Given instruction: Return the material exactly, first line through the line containing "from matplotlib.colors import", and nothing more. Pictures stay out.

Information provided:
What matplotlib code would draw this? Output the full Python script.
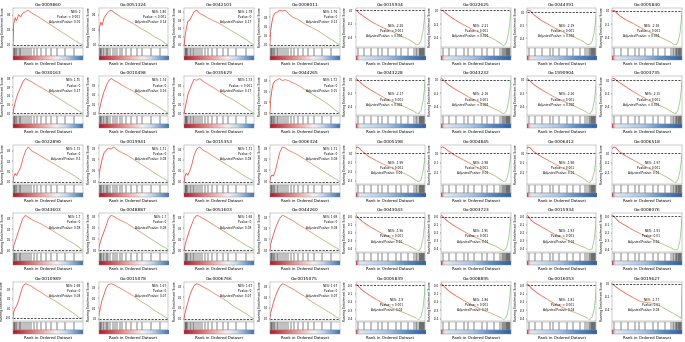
import numpy as np
import matplotlib
matplotlib.use("Agg")
import matplotlib.pyplot as plt
from matplotlib.collections import LineCollection
from matplotlib.colors import LinearSegmentedColormap

# ---------------- data ----------------
titles_row1 = ["Go:0009860", "Go:0051324", "Go:0042101", "Go:0008011",
               "Go:0015934", "Go:0022625", "Go:0044391", "Go:0005840"]
titles_row2 = ["Go:0030163", "Go:0010498", "Go:0035629", "Go:0044265",
               "Go:0043228", "Go:0043232", "Go:1990904", "Go:0003735"]
titles_row3 = ["Go:0022890", "Go:0019941", "Go:0015353", "Go:0006324",
               "Go:0005198", "Go:0004845", "Go:0006412", "Go:0006518"]
titles_row4 = ["Go:0043603", "Go:0048887", "Go:0051603", "Go:0044260",
               "Go:0043043", "Go:0003723", "Go:0015934", "Go:0008076"]
titles_row5 = ["Go:0010989", "Go:0015078", "Go:0006766", "Go:0015075",
               "Go:0005839", "Go:0008895", "Go:0016053", "Go:0019627"]

nes_row1 = ["2", "1.80", "1.78", "1.76", "-2.26", "-2.21", "-2.19", "-2.18"]
nes_row2 = ["1.75", "1.74", "1.73", "1.72", "-2.17", "-2.16", "-2.16", "-2.15"]
nes_row3 = ["1.72", "1.71", "1.71", "1.71", "-1.99", "-1.98", "-1.98", "-1.97"]
nes_row4 = ["1.7", "1.7", "1.68", "1.68", "-1.96", "-1.95", "-1.93", "-1.91"]
nes_row5 = ["1.68", "1.67", "1.67", "1.67", "-1.9", "-1.86", "-1.81", "-1.77"]

pval_row1 = ["< 0.001", "< 0.001", "0", "0", "< 0.001", "< 0.001", "< 0.001", "< 0.001"]
pval_row2 = ["0", "0", "< 0.001", "0", "< 0.001", "< 0.001", "< 0.001", "< 0.001"]
pval_row3 = ["0", "0", "0", "0", "< 0.001", "< 0.001", "< 0.001", "< 0.001"]
pval_row4 = ["0", "0", "0", "0", "< 0.001", "< 0.001", "< 0.001", "0.01"]
pval_row5 = ["0", "0", "0", "0", "< 0.001", "< 0.001", "< 0.001", "0.01"]

padj_row1 = ["0.01", "0.14", "0.17", "0.12", "< 0.001", "< 0.001", "< 0.001", "< 0.001"]
padj_row2 = ["0.17", "0.16", "0.17", "0.15", "< 0.001", "< 0.001", "< 0.001", "< 0.001"]
padj_row3 = ["0.1", "0.08", "0.08", "0.08", "0.01", "0.01", "0.01", "0.01"]
padj_row4 = ["0.08", "0.08", "0.08", "0.08", "0.01", "0.01", "0.01", "0.02"]
padj_row5 = ["0.08", "0.07", "0.07", "0.07", "0.02", "0.03", "0.04", "0.08"]

# rank positions (% of ordered list) of the running-score points
pos_rank = [0, 1, 3, 5, 8, 11, 14, 18, 22, 27, 33, 40, 50, 60, 70, 80, 90, 96, 100]
neg_rank = [0, 2, 5, 10, 20, 30, 40, 50, 60, 70, 78, 84, 88, 91, 94, 97, 99, 100]

es_row1 = [
    [0, .28, .36, .32, .40, .37, .42, .44, .46, .42, .39, .35, .29, .23, .17, .11, .05, .02, 0],
    [0, .22, .30, .26, .36, .40, .44, .46, .43, .40, .36, .33, .28, .22, .17, .11, .06, .02, 0],
    [0, .10, .20, .28, .30, .35, .40, .42, .38, .36, .33, .30, .26, .21, .16, .11, .06, .02, 0],
    [0, .15, .25, .32, .35, .36, .38, .37, .38, .34, .30, .28, .23, .19, .15, .10, .05, .02, 0],
    [0, -.01, -.04, -.08, -.15, -.21, -.26, -.30, -.35, -.40, -.44, -.48, -.51, -.50, -.45, -.30, -.12, 0],
    [0, .0, -.03, -.07, -.14, -.20, -.25, -.30, -.34, -.39, -.43, -.47, -.50, -.50, -.46, -.32, -.14, 0],
    [.02, .03, .02, -.04, -.12, -.18, -.24, -.29, -.34, -.39, -.43, -.47, -.50, -.49, -.44, -.30, -.12, 0],
    [0, .01, -.02, -.07, -.14, -.19, -.25, -.30, -.35, -.40, -.44, -.47, -.50, -.51, -.47, -.34, -.14, 0],
]
es_row2 = [
    [0, .05, .12, .18, .25, .30, .36, .40, .38, .36, .33, .30, .25, .20, .15, .10, .05, .02, 0],
    [0, .04, .10, .17, .24, .30, .35, .38, .36, .34, .31, .28, .24, .19, .14, .10, .05, .02, 0],
    [0, .05, .12, .20, .26, .32, .37, .36, .38, .35, .32, .29, .24, .19, .15, .10, .05, .02, 0],
    [0, .12, .22, .28, .30, .31, .32, .30, .31, .30, .28, .26, .22, .18, .14, .10, .05, .02, 0],
    [.02, .01, -.02, -.07, -.14, -.20, -.26, -.31, -.36, -.40, -.44, -.47, -.50, -.50, -.46, -.32, -.13, 0],
    [.02, .01, -.02, -.07, -.14, -.20, -.26, -.31, -.36, -.40, -.44, -.47, -.50, -.50, -.46, -.32, -.13, 0],
    [.02, .01, -.02, -.07, -.14, -.20, -.26, -.31, -.35, -.40, -.44, -.47, -.50, -.50, -.46, -.32, -.13, 0],
    [.03, .03, .01, -.03, -.10, -.17, -.23, -.29, -.34, -.39, -.43, -.47, -.50, -.50, -.46, -.32, -.13, 0],
]
es_row3 = [
    [0, .05, .08, .06, .10, .14, .22, .30, .34, .30, .28, .25, .21, .17, .13, .09, .05, .02, 0],
    [0, .08, .14, .20, .26, .28, .30, .29, .31, .28, .26, .24, .20, .16, .12, .08, .04, .02, 0],
    [0, .05, .08, .06, .10, .16, .24, .30, .32, .29, .27, .24, .20, .16, .12, .08, .04, .02, 0],
    [0, .04, .06, .05, .10, .18, .26, .31, .30, .28, .26, .24, .20, .16, .12, .08, .04, .02, 0],
    [.05, .07, .06, .02, -.04, -.08, -.12, -.15, -.19, -.22, -.25, -.28, -.30, -.31, -.29, -.20, -.08, 0],
    [.06, .07, .06, .03, -.02, -.06, -.10, -.14, -.18, -.21, -.24, -.27, -.29, -.30, -.28, -.19, -.08, 0],
    [.05, .07, .06, .02, -.03, -.07, -.11, -.15, -.18, -.22, -.25, -.28, -.30, -.30, -.28, -.19, -.08, 0],
    [.05, .07, .06, .02, -.03, -.07, -.11, -.15, -.18, -.22, -.25, -.28, -.30, -.30, -.28, -.19, -.08, 0],
]
es_row4 = [
    [0, .04, .08, .12, .18, .24, .30, .33, .31, .29, .27, .25, .21, .17, .13, .09, .05, .02, 0],
    [0, .04, .08, .12, .17, .22, .28, .31, .30, .28, .26, .24, .20, .16, .12, .08, .04, .02, 0],
    [0, .04, .09, .13, .19, .24, .29, .32, .31, .29, .27, .24, .20, .16, .12, .08, .04, .02, 0],
    [0, .05, .10, .14, .20, .25, .29, .32, .31, .29, .27, .24, .20, .16, .12, .08, .04, .02, 0],
    [.02, .01, -.02, -.06, -.12, -.17, -.22, -.26, -.30, -.34, -.37, -.40, -.42, -.42, -.39, -.27, -.11, 0],
    [.02, .01, -.02, -.06, -.12, -.17, -.22, -.26, -.30, -.34, -.37, -.40, -.42, -.42, -.39, -.27, -.11, 0],
    [.02, .01, -.03, -.07, -.12, -.17, -.22, -.26, -.30, -.34, -.37, -.39, -.41, -.42, -.40, -.28, -.11, 0],
    [.01, .0, -.03, -.07, -.12, -.17, -.21, -.25, -.29, -.33, -.36, -.38, -.40, -.41, -.40, -.30, -.13, 0],
]
es_row5 = [
    [0, .06, .10, .12, .18, .26, .33, .36, .35, .33, .30, .27, .22, .18, .13, .08, .03, -.01, 0],
    [0, .06, .12, .18, .24, .30, .33, .34, .33, .31, .29, .26, .22, .17, .13, .08, .04, .01, 0],
    [0, .05, .10, .15, .22, .27, .31, .33, .32, .30, .28, .25, .21, .17, .12, .08, .04, .01, 0],
    [0, .05, .10, .15, .21, .26, .30, .33, .32, .30, .28, .25, .21, .16, .12, .08, .04, .01, 0],
    [.02, .01, -.02, -.06, -.12, -.17, -.22, -.26, -.30, -.33, -.36, -.38, -.40, -.40, -.38, -.27, -.11, 0],
    [.02, .01, -.02, -.06, -.12, -.17, -.22, -.26, -.30, -.33, -.36, -.38, -.40, -.40, -.38, -.27, -.11, 0],
    [.02, .01, -.02, -.06, -.12, -.17, -.22, -.26, -.30, -.33, -.36, -.38, -.40, -.40, -.38, -.28, -.12, 0],
    [0, -.02, -.05, -.09, -.16, -.22, -.28, -.30, -.31, -.36, -.41, -.45, -.47, -.49, -.51, -.53, -.55, 0],
]

hits_pos = [1, 2, 3, 4, 6, 8, 10, 12, 14, 17, 20, 23, 26, 30, 34, 40, 47, 55, 63, 75, 88]
hits_neg = [3, 12, 22, 33, 38, 47, 58, 66, 76, 84, 87, 89, 91, 92, 93, 94, 95, 96, 97, 98, 99]

all_titles = [titles_row1, titles_row2, titles_row3, titles_row4, titles_row5]
all_nes = [nes_row1, nes_row2, nes_row3, nes_row4, nes_row5]
all_pval = [pval_row1, pval_row2, pval_row3, pval_row4, pval_row5]
all_padj = [padj_row1, padj_row2, padj_row3, padj_row4, padj_row5]
all_es = [es_row1, es_row2, es_row3, es_row4, es_row5]

# ---------------- style ----------------
W, H = 685, 342
fig = plt.figure(figsize=(W / 100, H / 100), dpi=100)
line_cmap = LinearSegmentedColormap.from_list("l", ["#e8473d", "#f08a6a", "#c9b58a", "#8fcf8a"])
bar_pos = LinearSegmentedColormap.from_list(
    "bp", [(0, "#b2182b"), (0.35, "#e7908d"), (0.62, "#f7f0f0"), (0.75, "#c6d9ee"), (1, "#3d73b5")])
bar_neg = LinearSegmentedColormap.from_list(
    "bn", [(0, "#c0282e"), (0.03, "#f0c0c0"), (0.06, "#dde8f4"), (0.45, "#a8c4e4"), (0.7, "#5d8fca"), (1, "#2b5fa8")])

pw, ph = W / 8, H / 5


def ax_at(x0, y0, w, h):
    return fig.add_axes([x0 / W, 1 - (y0 + h) / H, w / W, h / H])


for r in range(5):
    for c in range(8):
        px, py = c * pw, r * ph
        pos = c < 4
        xs = pos_rank if pos else neg_rank
        ys = all_es[r][c]
        ax = ax_at(px + 13, py + 8, pw - 16, 39)
        xx = np.array(xs, float)
        yy = np.array(ys, float)
        pts = np.column_stack([xx, yy]).reshape(-1, 1, 2)
        segs = np.concatenate([pts[:-1], pts[1:]], axis=1)
        lc = LineCollection(segs, colors=line_cmap(xx[:-1] / 100), linewidth=0.6)
        ax.add_collection(lc)
        ax.axhline(0, color="black", ls=(0, (3, 2)), lw=0.5)
        ax.set_xlim(0, 100)
        lo, hi = min(yy.min(), 0), max(yy.max(), 0)
        pad = (hi - lo) * 0.06
        ax.set_ylim(lo - pad, hi + pad)
        ax.set_xticks([])
        step = 0.2 if (hi - lo) > 0.45 else 0.1
        ticks = np.arange(np.ceil(lo / step) * step, hi + 1e-9, step)
        ax.set_yticks(ticks)
        ax.set_yticklabels([f"{t:.1f}" for t in ticks], fontsize=2)
        ax.tick_params(axis="y", length=1, width=0.3, pad=0.5)
        for s in ax.spines.values():
            s.set_linewidth(0.3)
            s.set_color("#888888")
        ax.set_title(all_titles[r][c], fontsize=3.2, pad=1.5)
        ax.set_ylabel("Running Enrichment Score", fontsize=2.2, labelpad=1)
        txt = (f"NES: {all_nes[r][c]}\nPvalue: {all_pval[r][c]}\n"
               f"Adjusted Pvalue: {all_padj[r][c]}")
        if pos:
            ax.text(0.97, 0.95, txt, transform=ax.transAxes, ha="right", va="top",
                    fontsize=2.1, linespacing=1.4)
        else:
            ax.text(0.68, 0.22, txt, transform=ax.transAxes, ha="right", va="bottom",
                    fontsize=2.1, linespacing=1.4)

        hax = ax_at(px + 13, py + 48, pw - 16, 8)
        for h in (hits_pos if pos else hits_neg):
            hax.axvline(h, color="black", lw=0.35)
        hax.set_xlim(0, 100)
        hax.set_xticks([])
        hax.set_yticks([])
        for s in hax.spines.values():
            s.set_linewidth(0.3)
            s.set_color("#888888")

        bax = ax_at(px + 13, py + 56, pw - 16, 4)
        bax.imshow(np.linspace(0, 1, 256)[None, :], aspect="auto",
                   cmap=bar_pos if pos else bar_neg, extent=[0, 100, 0, 1])
        bax.set_xticks([])
        bax.set_yticks([])
        for s in bax.spines.values():
            s.set_linewidth(0.3)
            s.set_color("#888888")
        fig.text((px + 13 + (pw - 16) / 2) / W, 1 - (py + 64) / H,
                 "Rank in Ordered Dataset", ha="center", va="center", fontsize=2.8)

fig.savefig("out.png", dpi=100)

Exercise answer:
What matplotlib code would draw this? Output the full Python script.
import numpy as np
import matplotlib
matplotlib.use("Agg")
import matplotlib.pyplot as plt
from matplotlib.collections import LineCollection
from matplotlib.colors import LinearSegmentedColormap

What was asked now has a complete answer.